Дентон долго молчал. Даже слишком долго. Художник уже успел дорисовать портрет и, развернув его в сторону заказчика, почти пропел: «Та-дам!». В слабом свете межстанционного перегона, портрет, надо заметить, выглядел пугающе, впрочем, как и «оригинал». Дентон долго всматривался в свое изображение с каменным выражением лица, после чего произнес, доставая откуда-то из складок одежды пистолет:
— Выгляжу прямо, как Ангел тьмы какой-то, — после этого разрядил обойму в свой же портрет. Эхо выстрелов гулко разнеслось по переходу, заставляя лоточников и челноков с криками и воплями бросать свои товары и разбегаться в стороны, или падать на месте от испуга. Откуда-то с конца перегона уже раздавались крики охранников и военных, бряцающих своим оружием.
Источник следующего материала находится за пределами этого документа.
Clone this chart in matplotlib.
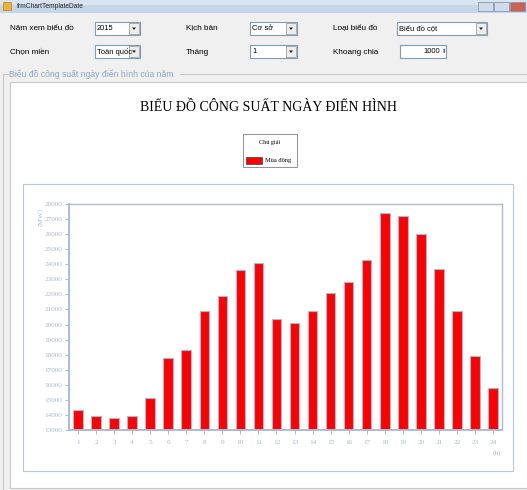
import numpy as np
import matplotlib
matplotlib.use("Agg")
import matplotlib.pyplot as plt
from matplotlib.patches import Rectangle, Polygon

# hourly load of a typical winter day
hours = list(range(1, 25))
load_mw = [14300, 13900, 13800, 13900, 15100, 17800, 18300, 20900, 21900, 23600, 24100, 20400,
           20100, 20900, 22100, 22800, 24300, 27400, 27200, 26000, 23700, 20900, 17900, 15800]
y_ticks = list(range(13000, 28001, 1000))
series_name = "Mùa đông"
chart_title = "BIỂU ĐỒ CÔNG SUẤT NGÀY ĐIỂN HÌNH"

W, H = 527, 490
axis_col = "#a9bcd8"
label_col = "#a8b8d0"

fig = plt.figure(figsize=(W / 100, H / 100), dpi=100)
fig.patch.set_facecolor("#f0f0f0")

# pixel-space canvas for the form controls
ui = fig.add_axes([0, 0, 1, 1])
ui.set_xlim(0, W)
ui.set_ylim(H, 0)
ui.axis("off")

ui_font = "Liberation Sans"


def rect(x0, y0, x1, y1, fc="white", ec="#7f9db9", lw=0.8, z=1):
    ui.add_patch(Rectangle((x0, y0), x1 - x0, y1 - y0, facecolor=fc, edgecolor=ec, lw=lw, zorder=z))


def combo(x0, y0, x1, y1, text, align="left"):
    rect(x0, y0, x1, y1)
    rect(x1 - 11, y0 + 1, x1 - 1, y1 - 1, fc="#eeeeee", ec="#a0a0a0", lw=0.6, z=2)
    cx = x1 - 6
    cy = (y0 + y1) / 2
    ui.add_patch(Polygon([[cx - 2, cy - 1], [cx + 2, cy - 1], [cx, cy + 1.5]], closed=True,
                         facecolor="#222222", edgecolor="none", zorder=3))
    ui.text(x0 + 2, cy, text, fontsize=5.4, family=ui_font, va="center", ha="left", zorder=3)


# title bar
ui.add_patch(Rectangle((0, 0), W, 13, facecolor="#c5d6ea", edgecolor="none", zorder=1))
ui.add_patch(Rectangle((0, 0), W, 5, facecolor="#d8e4f2", edgecolor="none", zorder=1))
ui.add_patch(Rectangle((3, 2), 8, 8, facecolor="#f0b030", edgecolor="#c08020", lw=0.5, zorder=2))
ui.text(17, 6.5, "frmChartTemplateDate", fontsize=4.8, family=ui_font, va="center", color="#222222")
for bx, fc in [(478, "#d0dcea"), (494, "#d0dcea"), (510, "#d06050")]:
    rect(bx, 2, bx + 15, 11, fc=fc, ec="#8898b0", lw=0.6, z=2)

# form labels and inputs
row1, row2 = 28, 52
lab_size = 5.9
ui.text(10, row1, "Năm xem biểu đồ", fontsize=lab_size, family=ui_font, va="center")
ui.text(186, row1, "Kịch bản", fontsize=lab_size, family=ui_font, va="center")
ui.text(333, row1, "Loại biểu đồ", fontsize=lab_size, family=ui_font, va="center")
ui.text(10, row2, "Chọn miền", fontsize=lab_size, family=ui_font, va="center")
ui.text(186, row2, "Tháng", fontsize=lab_size, family=ui_font, va="center")
ui.text(333, row2, "Khoang chia", fontsize=lab_size, family=ui_font, va="center")
combo(95, 22, 140, 35, "2015")
combo(250, 22, 297, 35, "Cơ sở")
combo(397, 22, 487, 35, "Biểu đồ cột")
combo(95, 45, 140, 58, "Toàn quốc")
combo(250, 45, 297, 58, "1")
rect(400, 45, 446, 58)
ui.text(440, 51.5, "1000", fontsize=5.4, family=ui_font, va="center", ha="right", zorder=3)
ui.text(443, 51.5, "⬍", fontsize=4, family="DejaVu Sans", va="center", ha="center", color="#4060a0", zorder=3)

# group box frame and chart panel
ui.plot([3, 8], [74, 74], color="#c8c8c8", lw=0.8)
ui.plot([3, 3], [74, 490], color="#c8c8c8", lw=0.8)
ui.plot([180, W], [74, 74], color="#c8c8c8", lw=0.8)
ui.text(9, 74.5, "Biểu đồ công suất ngày điển hình của năm", fontsize=6.2, family=ui_font,
        va="center", color="#8ea6c8")
rect(10, 82, W + 2, 488, fc="white", ec="#c8c8c8", lw=0.8)
rect(23, 184, 513, 471, fc="white", ec="#b8c8dc", lw=0.8, z=2)

ui.text(268, 107, chart_title, fontsize=10, family="Liberation Serif", ha="center", va="center", zorder=3)

# legend
rect(243, 134, 297, 167, fc="white", ec="#808080", lw=0.6, z=3)
ui.text(270, 142, "Chú giải", fontsize=4.4, family="Liberation Serif", ha="center", va="center", zorder=4)
rect(246, 157, 262, 164, fc="red", ec="#444444", lw=0.5, z=4)
ui.text(265, 160.5, series_name, fontsize=4.6, family="Liberation Serif", ha="left", va="center", zorder=4)

# chart axes
x0, y0, x1, y1 = 69, 204, 502, 430
ax = fig.add_axes([x0 / W, (H - y1) / H, (x1 - x0) / W, (y1 - y0) / H])
ax.set_zorder(5)
ax.set_facecolor("white")
ax.bar(hours, load_mw, width=0.53, color="red", edgecolor="#a8b8d4", linewidth=0.8)
ax.set_xlim(0.5, 24.5)
ax.set_ylim(y_ticks[0], y_ticks[-1])
ax.set_xticks(hours)
ax.set_yticks(y_ticks)
for sp in ax.spines.values():
    sp.set_color(axis_col)
    sp.set_linewidth(1.0)
ax.spines["left"].set_linewidth(1.4)
ax.spines["bottom"].set_linewidth(1.4)
ax.tick_params(colors=axis_col, labelcolor=label_col, labelsize=5.2, length=3, width=0.8)
for lab in ax.get_xticklabels() + ax.get_yticklabels():
    lab.set_family("Liberation Serif")
ax.tick_params(axis="x", pad=4)
ax.tick_params(axis="y", pad=2)

fig.text(41 / W, 1 - 217 / H, "(MW)", rotation=90, fontsize=5.2, family="Liberation Serif",
         color=label_col, ha="center", va="center", zorder=6)
fig.text(497 / W, 1 - 453 / H, "(h)", fontsize=5.2, family="Liberation Serif",
         color=label_col, ha="center", va="center", zorder=6)

fig.savefig("out.png", dpi=100, facecolor=fig.get_facecolor())
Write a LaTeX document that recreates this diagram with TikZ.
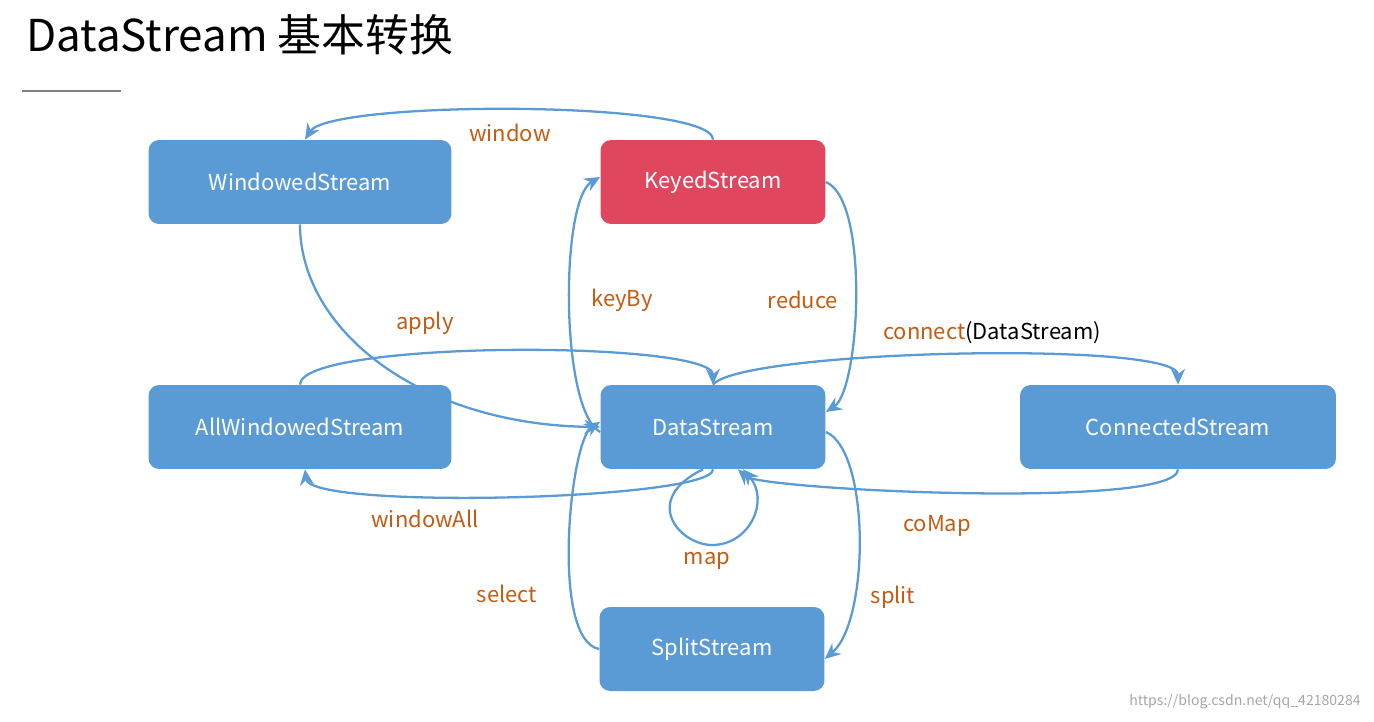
\documentclass[tikz,border=0pt]{standalone}
\usepackage{fontspec}
\setmainfont{Noto Sans CJK SC}
\usetikzlibrary{arrows.meta}
\definecolor{bx}{HTML}{5B9BD5}
\definecolor{rd}{HTML}{E0475F}
\definecolor{lb}{HTML}{C55A11}
\begin{document}
\begin{tikzpicture}[x=0.02cm,y=-0.02cm,
 box/.style={fill=bx,rounded corners=6pt,text=white,font=\fontsize{12.5}{14}\selectfont,minimum height=1.68cm,inner sep=0},
 ar/.style={draw=bx,line width=1.3pt,-{Stealth[length=9pt,width=8pt]}},
 lab/.style={text=lb,font=\fontsize{12.5}{14}\selectfont}]
\useasboundingbox (0,0) rectangle (1374,721);
\node[anchor=west,font=\fontsize{25}{28}\selectfont] (title) at (20,35) {DataStream 基本转换};
\draw[gray,line width=0.8pt] (22,91) -- (121,91);
\node[box,minimum width=6.06cm] (W) at (300,182) {WindowedStream};
\node[box,minimum width=4.5cm,fill=rd] (K) at (713,182) {KeyedStream};
\node[box,minimum width=6.06cm] (A) at (300,427) {AllWindowedStream};
\node[box,minimum width=4.5cm] (D) at (713,427) {DataStream};
\node[box,minimum width=6.32cm] (C) at (1178,427) {ConnectedStream};
\node[box,minimum width=4.5cm] (S) at (712,649) {SplitStream};
% window
\draw[ar] (K.north) .. controls (713,100) and (330,100) .. ([xshift=0.1cm]W.north);
\node[lab] (lw) at (510,133) {window};
% apply
\draw[ar] (W.south) .. controls (300,330) and (420,425) .. (D.west);
\draw[ar] (A.north) .. controls (300,340) and (713,340) .. (D.north);
\node[lab] (la) at (425,323) {apply};
% keyBy
\draw[ar] ([yshift=-0.1cm]D.west) .. controls (560,410) and (560,200) .. ([yshift=0.1cm]K.west);
\node[lab] (lk) at (622,300) {keyBy};
% reduce
\draw[ar] (K.east) .. controls (870,200) and (860,390) .. ([yshift=0.3cm]D.east);
\node[lab] (lr) at (803,300) {reduce};
% connect
\draw[ar] (D.north) .. controls (740,350) and (1178,340) .. (C.north);
\node[lab,anchor=west] (lc) at (877,333) {connect\textcolor{black}{(DataStream)}};
% windowAll
\draw[ar] (D.south) .. controls (713,500) and (310,510) .. ([xshift=0.1cm]A.south);
\node[lab] (lwa) at (425,519) {windowAll};
% coMap
\draw[ar] (C.south) .. controls (1178,510) and (760,490) .. ([xshift=0.5cm]D.south);
\node[lab] (lcm) at (937,526) {coMap};
% map
\draw[ar] ([xshift=-0.2cm]D.south) .. controls (640,500) and (680,545) .. (712,545) .. controls (750,545) and (770,500) .. ([xshift=0.6cm]D.south);
\node[lab] (lm) at (707,561) {map};
% split
\draw[ar] ([yshift=-0.1cm]D.east) .. controls (870,450) and (870,620) .. ([yshift=-0.2cm]S.east);
\node[lab] (ls) at (893,597) {split};
% select
\draw[ar] (S.west) .. controls (550,640) and (570,440) .. ([yshift=0.1cm]D.west);
\node[lab] (lse) at (507,594) {select};
\node[text=gray!70,font=\fontsize{8}{9}\selectfont] (url) at (1245,702) {https://blog.csdn.net/qq\_42180284};
\end{tikzpicture}
\end{document}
И только один Художник стоял и в недоумении смотрел на свою вконец испорченную работу, не понимая действий Дентона. Тот же, пряча пистолет, заговорил тяжелым и жутким голосом.
— Знаешь что, Иван? Я ненавижу себя и свою работу. В основном из-за того, что иногда мне приходиться убивать людей. Не далее, как вчера, я уничтожил вот этими руками и огнеметом целую станцию. Целую, понимаешь? И лишь потому, что у них там началась эпидемия какой-то неизлечимой болезни. И чтобы эта зараза не поползла дальше по метро, я их всех уничтожил. Не я, конечно, один. И мне подобные, как ты сказал, там были. Я ненавижу себя, ты не представляешь как! Но это не дает мне право отказаться от этой работы. А все потому, что я видел счастье в глазах. Всего несколько раз. Но этого мне хватит на всю оставшуюся жизнь! И я не брошу никогда свою работу, именно поэтому. Что хочу увидеть его еще, и не однократно! — Он посмотрел в сторону подбежавших охранников. Те, увидев Дентона, в нерешительности остановились. Видимо охотник был известной личностью, по крайней мере, в военных кругах.
— Знаешь в чем твоя главная ошибка, Художник?
— В чем? — Глухо промямлил Иван.
— Не в тот момент ты рисуешь людей, не в минуты счастья. Я же видел глаза девочки, когда ее отца спасли из-под завала. Видел глаза больного астмой умирающего старика, когда его приемного сынишку приняли к себе добрые люди. Видел глаза матери, когда ей вернули потерявшегося год назад ребёнка. Я видел достаточно счастья Художник, чтобы уверовать в жизнь и людей, живущих пусть и скотской, но вполне нормальной жизнью…
— Мистер, Дентон, — вдруг прервал его юноша, отчего черты лица охотника проступили как-то резче, явственней. И от взгляда Ивана не ускользнуло, что это обращение было явно знакомо охотнику. И ему было сейчас плевать, что от этой фразы напрягся он, напряглись за его спиной военные. Главное сейчас — это сомнение в его профессиональных навыках, а этого юноша очень не любил. — Или как там у Вас было принято раньше? Или Вы хотите сказать, что я настолько плохой художник и не смог разглядеть Ваши иностранные корни?
— И? — Напряженно проговорил Дентон. — Какое отношение это имеет к нашей дискуссии?
— Самое непосредственное, — заверил Иван. — Так может, для начала расскажете, как Вы появились в России? Родились, али как? Готов поспорить, что родились, иначе, хотя не факт, был бы еле заметный акцент.
— Опять не в самую точку, — заметил Охотник и почему-то загадочно улыбнулся, что, собственно говоря, вышло не совсем «загадочно», а несколько зловеще. — Вот вроде бы суть, но как-то «не до конца». Приехал я сюда. — Он снова заговорил односложными фразами, будто воспоминания давались ему с трудом, или шли неохотно, давно вытесненные памятью в качестве не самых приятных. — Родом из Детройта, штат Мичиган. Хорошее это было лето. Одно из самых… Самых красивых в моей жизни. И было полно любви… — Он снова сел на стул, словно собирался рассказывать эту историю еще долго. Военные на заднем фоне немного расслабились, но расходиться пока не собирались, занялись кто чем: кто-то смотрел на ботинки, кто-то расхаживал туда-сюда, а кто-то откровенно любовался рисунками художника. Но вдруг, Дентон резко оборвал свой так заманчиво начинавшийся рассказ. — Но не будем об этом. Не вижу смысла ворошить старое.